For political junkies, there’s nothing more entertaining than the autopsies of wildly unsuccessful campaigns, and we already have a few juicy ones about Jeb Bush’s after his departure from the race Saturday night. They all follow the same line: Jeb was the wrong candidate for the wrong year. He and his SuperPAC misunderstood the Trump threat. He was shielded from bad news. He wanted to be substantive in a year when no one wanted substance, and he didn’t know how to handle his brother’s legacy.
All that is true. But it’s all beside the point. Jeb was a dead duck before he ran. I saw him speak at two events in New York in October 2014, and the idea that this was the guy an angry and energetic party was going to choose to be its standard bearer was utterly risible. He was bland when he was not dull, and even speaking on an issue about which he is supposedly passionate — education — he had nothing of interest to say. And it wasn’t because he was wonky. I’m wonky. And I’m interested in the subject. What he was pitching was moderate-conservative boilerplate, and he wasn’t even doing it very well. There was no juice, no fire, he sucked the air and enthusiasm out of rooms that were eager to hear him.

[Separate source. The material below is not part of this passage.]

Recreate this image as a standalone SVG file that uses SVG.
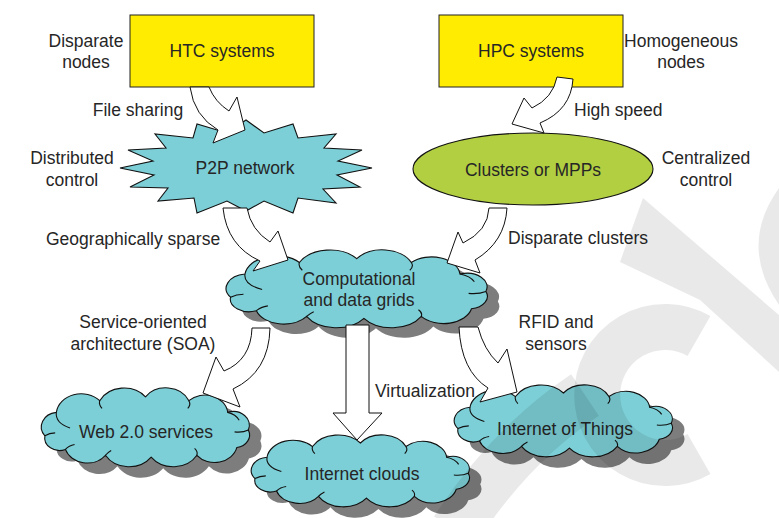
<svg xmlns="http://www.w3.org/2000/svg" xmlns:xlink="http://www.w3.org/1999/xlink" width="779" height="518" viewBox="0 0 779 518">
<style>
text{font-family:"Liberation Sans",Arial,Helvetica,sans-serif;font-size:17.5px;fill:#262626}
.c{text-anchor:middle}
.box{fill:#ffec00;stroke:#222;stroke-width:1}
.cloud{fill:#7ccfd6;stroke:#111;stroke-width:1.1}
.shadow{fill:#7d7d7d;stroke:none}
.inner{fill:none;stroke:#111;stroke-width:1.1}
.arrow{fill:#fff;stroke:#111;stroke-width:1;stroke-linejoin:miter}
.wm{fill:#000;opacity:0.085}
.wms{fill:none;stroke:#000;opacity:0.085}
</style>
<defs>
<path id="cloudShape" vector-effect="non-scaling-stroke" d="M4,49 A15,15 0 0 1 14,25 A22,22 0 0 1 52,13 A24,24 0 0 1 92,9 A22,22 0 0 1 130,13 A20,20 0 0 1 164,25 A14,14 0 0 1 182,43 A13,13 0 0 1 172,61 A20,20 0 0 1 137,69 A24,24 0 0 1 97,71 A24,24 0 0 1 57,69 A20,20 0 0 1 22,63 A13,13 0 0 1 4,49 Z"/>
<path id="cloudInner" vector-effect="non-scaling-stroke" d="M14,25 Q13,36 26,41 M52,13 Q51,17 54,21 M130,13 Q132,17 129,21 M164,25 Q171,27 174,33 M182,43 Q177,46 170,45 M137,69 Q138,65 135,62 M57,69 Q59,66 62,64 M22,63 Q25,59 30,58 M4,49 Q8,46 13,46"/>
</defs>
<rect width="779" height="518" fill="#fff"/>

<g id="htc">
<rect class="box" x="130" y="15" width="184" height="72"/>
<text class="c" x="222" y="57">HTC systems</text>
</g>
<g id="hpc">
<rect class="box" x="439" y="15" width="184" height="72"/>
<text class="c" x="531" y="57">HPC systems</text>
</g>
<g id="p2p">
<polygon points="120,168 153,161 128,150 166,148 155,134 193,138 197,124 227,133 246,120 264,133 293,124 298,138 336,134 324,148 362,150 338,161 372,168 337,175 360,187 323,189 336,203 298,198 293,213 264,201 246,211 227,201 197,213 194,198 158,201 168,188 130,187 154,175" fill="#7ccfd6" stroke="#111" stroke-width="1.1" stroke-linejoin="miter"/>
<text class="c" x="245" y="174">P2P network</text>
</g>
<g id="clusters">
<ellipse cx="533" cy="169" rx="120" ry="36" fill="#b2cf42" stroke="#111" stroke-width="1.1"/>
<text class="c" x="533" y="176">Clusters or MPPs</text>
</g>
<g id="grids">
<use xlink:href="#cloudShape" class="shadow" transform="translate(236.85,260) scale(1.434,0.963)"/>
<use xlink:href="#cloudShape" class="cloud" transform="translate(224.85,250) scale(1.434,0.963)"/>
<use xlink:href="#cloudInner" class="inner" transform="translate(224.85,250) scale(1.434,0.963)"/>
<text class="c" x="359" y="285">Computational</text>
<text class="c" x="359" y="306">and data grids</text>
</g>
<g id="web">
<use xlink:href="#cloudShape" class="shadow" transform="translate(52.3,399) scale(1.143,0.975)"/>
<use xlink:href="#cloudShape" class="cloud" transform="translate(40.3,388) scale(1.143,0.975)"/>
<use xlink:href="#cloudInner" class="inner" transform="translate(40.3,388) scale(1.143,0.975)"/>
<text class="c" x="146" y="438">Web 2.0 services</text>
</g>
<g id="internetclouds">
<use xlink:href="#cloudShape" class="shadow" transform="translate(262.2,446) scale(1.198,0.889)"/>
<use xlink:href="#cloudShape" class="cloud" transform="translate(250.2,435) scale(1.198,0.889)"/>
<use xlink:href="#cloudInner" class="inner" transform="translate(250.2,435) scale(1.198,0.889)"/>
<text class="c" x="362" y="480">Internet clouds</text>
</g>
<g id="iot">
<use xlink:href="#cloudShape" class="shadow" transform="translate(465.2,396) scale(1.198,0.889)"/>
<use xlink:href="#cloudShape" class="cloud" transform="translate(453.2,385) scale(1.198,0.889)"/>
<use xlink:href="#cloudInner" class="inner" transform="translate(453.2,385) scale(1.198,0.889)"/>
<text class="c" x="565" y="435">Internet of Things</text>
</g>

<g id="connectors">
<path class="arrow" d="M190,87 Q194,116 218,130 L213,143 L245,130 L237,97 L229,111 Q215,102 209,87 Z"/>
<path class="arrow" d="M557,77 L573,79 Q571,110 540,123 L544,133 L512,124 L524,98 L532,108 Q553,98 557,77 Z"/>
<path class="arrow" d="M223,208 Q227,246 260,261 L253,271 L288,260 L278,231 L270,242 Q251,230 247,208 Z"/>
<path class="arrow" d="M489,208 Q488,231 463,243 L458,232 L447,263 L480,273 L475,260 Q505,242 507,208 Z"/>
<path class="arrow" d="M252,328 Q251,360 224,371 L216,357 L203,393 L240,407 L233,389 Q269,372 270,328 Z"/>
<path class="arrow" d="M346,325 L346,413 L333,413 L357,440 L382,413 L369,413 L369,325 Z"/>
<path class="arrow" d="M459,327 Q461,371 488,388 L480,402 L517,392 L507,349 L498,363 Q484,350 478,327 Z"/>
</g>

<g id="labels">
<text class="c" x="86" y="47">Disparate</text>
<text class="c" x="86" y="68">nodes</text>
<text class="c" x="681" y="47">Homogeneous</text>
<text class="c" x="681" y="68">nodes</text>
<text class="c" x="138" y="116">File sharing</text>
<text x="574" y="116">High speed</text>
<text class="c" x="72" y="164">Distributed</text>
<text class="c" x="72" y="186">control</text>
<text class="c" x="706" y="164">Centralized</text>
<text class="c" x="706" y="186">control</text>
<text x="46" y="245">Geographically sparse</text>
<text x="508" y="244">Disparate clusters</text>
<text class="c" x="143" y="328">Service-oriented</text>
<text class="c" x="143" y="350">architecture (SOA)</text>
<text class="c" x="556" y="328">RFID and</text>
<text class="c" x="556" y="350">sensors</text>
<text x="375" y="397">Virtualization</text>
</g>

<g id="watermark">
<polygon class="wm" points="643,198 779,315 779,372 700,300 620,262"/>
<path class="wms" stroke-width="46" d="M699,336 A68,68 0 1 0 699,454"/>
<path class="wm" d="M779,188 Q738,245 779,305 Z"/>
<path class="wms" stroke-width="50" d="M455,530 Q510,445 585,395"/>
</g>
</svg>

The fact that he was able to raise more than $100 million from a network of what the service culture calls “ultra-high-net-worth individuals” — meaning people who know how to make colossal sums of money in part because they don’t spend their days reading polls and Twitter and following politics at a granular level — was nowhere near as meaningful as some were led to believe. That money was raised in no small measure to keep Mitt Romney out of the race, which suggests just how conventionally minded and linear the Jeb Bush team was. Romney would no more have flourished in the 2015 environment than Bush did, even though he could have run on saying he was right about Russia and the country would have been in better shape had it gone with him in 2012. If in the Romney scenario, Trump had gotten in as well, he would have chewed Romney up and spit him out. “Look at what Mitt did to poor Rick Santorum.” “Look at Mitt, picking on poor Newt Gingrich.” “Mitt, you had your chance, and you blew it, you GAVE us Obama.”

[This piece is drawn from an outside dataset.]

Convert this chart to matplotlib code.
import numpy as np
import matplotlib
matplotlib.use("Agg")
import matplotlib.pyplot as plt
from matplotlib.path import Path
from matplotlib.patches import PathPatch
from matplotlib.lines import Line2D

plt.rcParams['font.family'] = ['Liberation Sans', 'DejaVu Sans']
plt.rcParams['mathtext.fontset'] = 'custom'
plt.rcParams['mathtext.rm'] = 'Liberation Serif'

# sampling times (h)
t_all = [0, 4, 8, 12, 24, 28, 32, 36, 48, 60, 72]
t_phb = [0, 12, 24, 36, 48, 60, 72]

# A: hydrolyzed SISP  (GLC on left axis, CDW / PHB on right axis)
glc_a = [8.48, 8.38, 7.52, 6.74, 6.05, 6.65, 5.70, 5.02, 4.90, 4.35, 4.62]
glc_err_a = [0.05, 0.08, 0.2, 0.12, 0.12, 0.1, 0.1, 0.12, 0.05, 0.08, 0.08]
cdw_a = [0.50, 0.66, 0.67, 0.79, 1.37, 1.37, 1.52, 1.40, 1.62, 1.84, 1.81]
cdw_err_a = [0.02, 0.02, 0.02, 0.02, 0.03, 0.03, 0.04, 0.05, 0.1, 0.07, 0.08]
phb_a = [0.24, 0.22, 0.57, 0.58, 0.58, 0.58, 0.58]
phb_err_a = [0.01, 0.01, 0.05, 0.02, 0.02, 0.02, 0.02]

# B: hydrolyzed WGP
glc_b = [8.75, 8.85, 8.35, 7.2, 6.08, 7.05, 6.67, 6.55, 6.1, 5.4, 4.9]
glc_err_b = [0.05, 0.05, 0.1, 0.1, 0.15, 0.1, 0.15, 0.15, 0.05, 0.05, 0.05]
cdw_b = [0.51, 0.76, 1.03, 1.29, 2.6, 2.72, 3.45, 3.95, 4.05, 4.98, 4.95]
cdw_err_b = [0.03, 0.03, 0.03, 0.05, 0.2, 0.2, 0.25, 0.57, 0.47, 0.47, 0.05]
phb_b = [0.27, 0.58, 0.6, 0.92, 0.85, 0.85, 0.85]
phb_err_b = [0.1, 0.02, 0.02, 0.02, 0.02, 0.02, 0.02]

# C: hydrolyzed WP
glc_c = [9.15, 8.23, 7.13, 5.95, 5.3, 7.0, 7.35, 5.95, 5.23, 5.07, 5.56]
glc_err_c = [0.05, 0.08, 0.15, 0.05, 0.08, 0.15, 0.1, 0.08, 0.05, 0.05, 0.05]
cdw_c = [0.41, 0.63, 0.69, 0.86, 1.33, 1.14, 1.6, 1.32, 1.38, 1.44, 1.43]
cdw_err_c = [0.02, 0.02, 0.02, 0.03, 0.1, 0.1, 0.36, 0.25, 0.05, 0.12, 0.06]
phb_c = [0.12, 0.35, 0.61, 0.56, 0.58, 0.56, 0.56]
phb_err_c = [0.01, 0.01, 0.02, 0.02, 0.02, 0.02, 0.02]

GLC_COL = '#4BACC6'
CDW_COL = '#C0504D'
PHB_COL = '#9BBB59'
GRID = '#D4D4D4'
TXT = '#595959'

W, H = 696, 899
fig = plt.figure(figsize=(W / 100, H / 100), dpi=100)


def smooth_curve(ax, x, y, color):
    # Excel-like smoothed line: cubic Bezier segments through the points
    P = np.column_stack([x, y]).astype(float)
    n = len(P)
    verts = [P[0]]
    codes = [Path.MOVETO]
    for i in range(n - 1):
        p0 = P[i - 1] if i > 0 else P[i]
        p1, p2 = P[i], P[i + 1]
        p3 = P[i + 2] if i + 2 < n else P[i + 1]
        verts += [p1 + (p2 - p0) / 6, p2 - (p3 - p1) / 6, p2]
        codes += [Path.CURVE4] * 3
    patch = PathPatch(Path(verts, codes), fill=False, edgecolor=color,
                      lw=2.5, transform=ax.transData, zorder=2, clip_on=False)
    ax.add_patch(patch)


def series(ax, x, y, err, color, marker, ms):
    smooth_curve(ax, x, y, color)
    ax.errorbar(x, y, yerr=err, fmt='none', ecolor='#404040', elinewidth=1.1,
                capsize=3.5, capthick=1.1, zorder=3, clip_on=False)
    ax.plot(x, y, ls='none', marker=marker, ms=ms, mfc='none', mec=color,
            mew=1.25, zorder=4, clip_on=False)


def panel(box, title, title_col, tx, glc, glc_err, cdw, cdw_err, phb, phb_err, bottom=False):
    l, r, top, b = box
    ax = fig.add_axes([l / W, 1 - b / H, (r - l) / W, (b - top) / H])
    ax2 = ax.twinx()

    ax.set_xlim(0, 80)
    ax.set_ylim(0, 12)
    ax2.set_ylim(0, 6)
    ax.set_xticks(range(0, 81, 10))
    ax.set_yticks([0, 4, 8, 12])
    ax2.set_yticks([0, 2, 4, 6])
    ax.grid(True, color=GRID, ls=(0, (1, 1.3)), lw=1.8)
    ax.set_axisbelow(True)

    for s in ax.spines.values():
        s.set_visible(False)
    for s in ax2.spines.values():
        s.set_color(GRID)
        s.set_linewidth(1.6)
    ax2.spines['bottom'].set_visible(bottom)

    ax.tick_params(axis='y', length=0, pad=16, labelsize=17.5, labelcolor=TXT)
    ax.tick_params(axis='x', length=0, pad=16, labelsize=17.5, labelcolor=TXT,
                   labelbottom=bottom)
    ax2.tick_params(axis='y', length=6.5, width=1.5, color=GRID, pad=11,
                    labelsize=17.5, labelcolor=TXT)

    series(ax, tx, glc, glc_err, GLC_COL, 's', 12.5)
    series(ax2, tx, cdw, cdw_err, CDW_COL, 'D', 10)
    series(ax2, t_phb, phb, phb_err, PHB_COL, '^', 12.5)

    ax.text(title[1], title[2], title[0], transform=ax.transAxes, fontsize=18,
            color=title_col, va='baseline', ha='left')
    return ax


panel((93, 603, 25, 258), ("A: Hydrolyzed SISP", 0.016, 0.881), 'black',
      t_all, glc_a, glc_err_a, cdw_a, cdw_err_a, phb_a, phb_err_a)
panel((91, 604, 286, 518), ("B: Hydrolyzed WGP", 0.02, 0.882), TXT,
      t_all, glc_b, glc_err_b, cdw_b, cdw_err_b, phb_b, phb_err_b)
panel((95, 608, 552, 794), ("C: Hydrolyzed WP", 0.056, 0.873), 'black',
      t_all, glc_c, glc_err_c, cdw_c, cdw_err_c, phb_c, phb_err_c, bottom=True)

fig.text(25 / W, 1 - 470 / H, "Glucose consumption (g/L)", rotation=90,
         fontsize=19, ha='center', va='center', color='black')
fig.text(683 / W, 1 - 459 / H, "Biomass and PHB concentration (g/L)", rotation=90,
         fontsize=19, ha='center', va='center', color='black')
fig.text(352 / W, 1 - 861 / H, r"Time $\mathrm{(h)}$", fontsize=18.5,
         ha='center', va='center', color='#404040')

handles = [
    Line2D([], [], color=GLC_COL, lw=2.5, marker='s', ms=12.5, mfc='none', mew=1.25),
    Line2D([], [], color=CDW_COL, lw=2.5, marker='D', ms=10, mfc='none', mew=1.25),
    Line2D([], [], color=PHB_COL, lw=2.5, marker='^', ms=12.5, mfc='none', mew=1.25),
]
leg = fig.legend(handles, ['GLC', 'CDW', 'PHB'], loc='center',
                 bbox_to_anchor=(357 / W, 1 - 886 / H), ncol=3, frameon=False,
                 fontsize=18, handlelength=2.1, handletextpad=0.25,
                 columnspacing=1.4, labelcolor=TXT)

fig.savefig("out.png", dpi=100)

And if for some reason Trump hadn’t, all that could have been done by Ted Cruz or, with a smile, by Marco Rubio. Or by Chris Christie, who showed he had a taste for committing political suicide by getting incredibly nasty with one of his rivals.

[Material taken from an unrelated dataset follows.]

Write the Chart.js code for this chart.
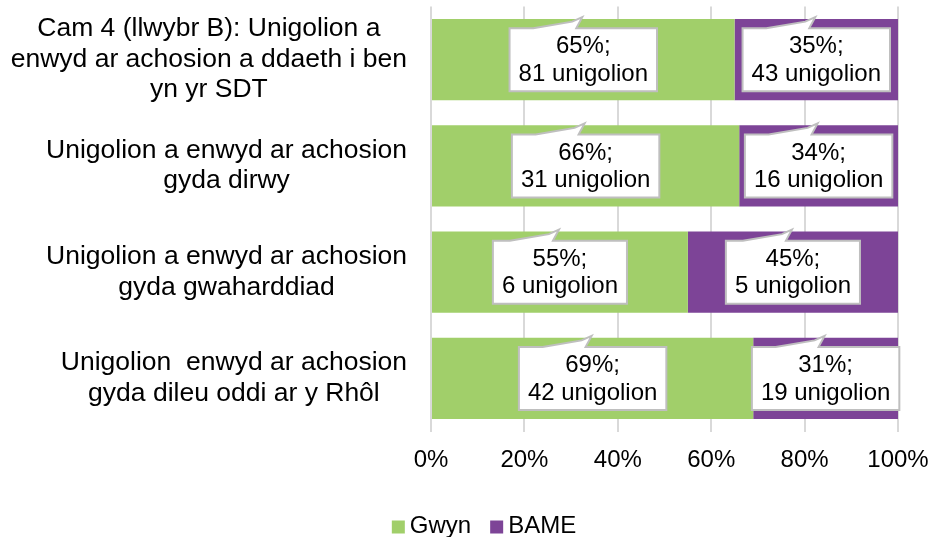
<!DOCTYPE html>
<html>
<head>
<meta charset="utf-8">
<script src="https://cdn.jsdelivr.net/npm/chart.js@4.4.1/dist/chart.umd.min.js"></script>
<style>
    html, body { margin: 0; padding: 0; background: #ffffff; }
    .chartContainer { width: 932px; height: 537px; }
</style>
</head>
<body>
<div class="chartContainer"><canvas id="myChart" width="932" height="537"></canvas></div>
<script>
// カテゴリ (multi-line labels)
var categories = [
    ['Cam 4 (llwybr B): Unigolion a', 'enwyd ar achosion a ddaeth i ben', 'yn yr SDT'],
    ['Unigolion a enwyd ar achosion', 'gyda dirwy'],
    ['Unigolion a enwyd ar achosion', 'gyda gwaharddiad'],
    ['Unigolion  enwyd ar achosion', 'gyda dileu oddi ar y Rhôl']
];
var seriesNames = ['Gwyn', 'BAME'];
var gwynPct = [65, 66, 55, 69];
var bamePct = [35, 34, 45, 31];
var gwynCount = [81, 31, 6, 42];
var bameCount = [43, 16, 5, 19];
var xTicks = [0, 20, 40, 60, 80, 100];

var fontFamily = "'Liberation Sans', Arial, sans-serif";
var countsBySeries = [gwynCount, bameCount];

Chart.defaults.font.family = fontFamily;
Chart.defaults.color = '#000000';

// left category labels: each block centered, blocks right-aligned
var categoryLabelPlugin = {
    id: 'categoryLabels',
    afterDraw: function (chart) {
        var ctx = chart.ctx;
        var yScale = chart.scales.y;
        var right = chart.chartArea.left - 24;
        ctx.save();
        ctx.font = '26.5px ' + fontFamily;
        ctx.fillStyle = '#000000';
        ctx.textAlign = 'center';
        ctx.textBaseline = 'middle';
        categories.forEach(function (lines, i) {
            var maxW = 0;
            lines.forEach(function (l) { maxW = Math.max(maxW, ctx.measureText(l).width); });
            var cx = right - maxW / 2;
            var cy = yScale.getPixelForValue(i);
            lines.forEach(function (line, k) {
                ctx.fillText(line, cx, cy + (k - (lines.length - 1) / 2) * 30.5);
            });
        });
        ctx.restore();
    }
};

// callout data labels ("65%;" / "81 unigolion")
var calloutPlugin = {
    id: 'callouts',
    afterDatasetsDraw: function (chart) {
        var ctx = chart.ctx;
        ctx.save();
        ctx.font = '24px ' + fontFamily;
        chart.data.datasets.forEach(function (ds, di) {
            var meta = chart.getDatasetMeta(di);
            meta.data.forEach(function (bar, j) {
                var p = bar.getProps(['x', 'y', 'base'], true);
                var cx = (p.x + p.base) / 2;
                var cy = p.y;
                var lines = [ds.data[j] + '%;', countsBySeries[di][j] + ' unigolion'];
                var maxW = Math.max(ctx.measureText(lines[0]).width, ctx.measureText(lines[1]).width);
                var w = maxW + 18, h = 63;
                var left = cx - w / 2, top = cy - 31.5;
                // box with a small pointer on the top edge
                ctx.beginPath();
                ctx.moveTo(left, top);
                ctx.lineTo(cx - 50, top);
                ctx.lineTo(cx - 11, top - 6.5);
                ctx.lineTo(cx - 1, top - 11);
                ctx.lineTo(cx - 7, top);
                ctx.lineTo(left + w, top);
                ctx.lineTo(left + w, top + h);
                ctx.lineTo(left, top + h);
                ctx.closePath();
                ctx.fillStyle = '#ffffff';
                ctx.fill();
                ctx.lineWidth = 2;
                ctx.strokeStyle = '#BFBFBF';
                ctx.stroke();
                ctx.fillStyle = '#000000';
                ctx.textAlign = 'center';
                ctx.textBaseline = 'middle';
                ctx.fillText(lines[0], cx, cy - 13);
                ctx.fillText(lines[1], cx, cy + 14.5);
            });
        });
        ctx.restore();
    }
};

// 凡例 at the bottom
var legendPlugin = {
    id: 'bottomLegend',
    afterDraw: function (chart) {
        var ctx = chart.ctx;
        ctx.save();
        ctx.font = '24px ' + fontFamily;
        ctx.textBaseline = 'middle';
        ctx.textAlign = 'left';
        var box = 13, gapText = 5, gapItem = 19;
        var total = 0;
        chart.data.datasets.forEach(function (ds, i) {
            total += box + gapText + ctx.measureText(ds.label).width + (i > 0 ? gapItem : 0);
        });
        var x = 484 - total / 2;
        var y = 527;
        chart.data.datasets.forEach(function (ds) {
            ctx.fillStyle = ds.backgroundColor;
            ctx.fillRect(x, y - box / 2, box, box);
            x += box + gapText;
            ctx.fillStyle = '#000000';
            ctx.fillText(ds.label, x, y - 1);
            x += ctx.measureText(ds.label).width + gapItem;
        });
        ctx.restore();
    }
};

var ctx = document.getElementById('myChart').getContext('2d');
let config = {
    type: 'bar',
    data: {
        labels: categories,
        datasets: [{
            label: seriesNames[0],
            data: gwynPct,
            backgroundColor: '#A1CF6A',
            borderWidth: 0,
            barPercentage: 1,
            categoryPercentage: 0.765
        }, {
            label: seriesNames[1],
            data: bamePct,
            backgroundColor: '#7D4497',
            borderWidth: 0,
            barPercentage: 1,
            categoryPercentage: 0.765
        }]
    },
    options: {
        indexAxis: 'y',
        responsive: false,
        animation: false,
        layout: {
            padding: { left: 431, right: 34, top: 6.5, bottom: 48.7 }
        },
        plugins: {
            legend: { display: false },
            tooltip: { enabled: false }
        },
        scales: {
            x: {
                stacked: true,
                min: xTicks[0],
                max: xTicks[xTicks.length - 1],
                afterBuildTicks: function (scale) {
                    scale.ticks = xTicks.map(function (v) { return { value: v }; });
                },
                // layout padding alone decides the plot edges
                afterFit: function (scale) {
                    scale.paddingLeft = 0;
                    scale.paddingRight = 0;
                },
                ticks: {
                    color: '#000000',
                    font: { size: 24, family: fontFamily },
                    padding: 14,
                    maxRotation: 0,
                    callback: function (v) { return v + '%'; }
                },
                grid: { color: '#D9D9D9', lineWidth: 2, drawTicks: false },
                border: { display: false }
            },
            y: {
                stacked: true,
                display: false
            }
        }
    },
    plugins: [categoryLabelPlugin, calloutPlugin, legendPlugin]
};
var myChart = new Chart(ctx, config);
</script>
</body>
</html>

So that was the Romney threat. It was easy to see Romney wouldn’t have won if he had run, but the Jebbies didn’t see that.
And they were operating far more on the basis of emotion than candidacies should. Their utter obsession with the supposed betrayal of Jeb by Marco Rubio — they called him Judas, and not humorously — was an example of that. It’s startling how deeply personal his decision-making was and how we were expected to understand that and give him credit for wrestling with it. We saw it in the persistent reports on Jeb’s self-examination of his motivations and feelings and whether he could run “joyously,” and how he was running to be the “adult,” and how he thought he might have to “lose the primary to win the general,” and later how he was to be praised for taking on Trump as though doing so had been a selfless act in which he was taking one for the team. We saw it in his difficulty figuring out just what to say about his brother’s presidency and the Iraq war, which he basically made into a public matter.
Nobody cares about how a candidate feels. Nobody cares what his motivations are. Nobody cares about his internal struggles to bring himself to choose to run. As Jeb himself said in his town-hall appearance last week, elections are about the voters and not about the candidate. The post-mortems suggest that Jeb was the ideas candidate in the race, but that’s just not the case. He was the biography candidate more than anyone else — the one you were supposed to admire because of his experience doing things a decade ago and implicitly because in his blood he represented the continuity with a better Republican past in the race.
I have no doubt Jeb Bush is a wonderful person. But he was a lousy candidate. He should never have run in the first place, and he helped make a big mess.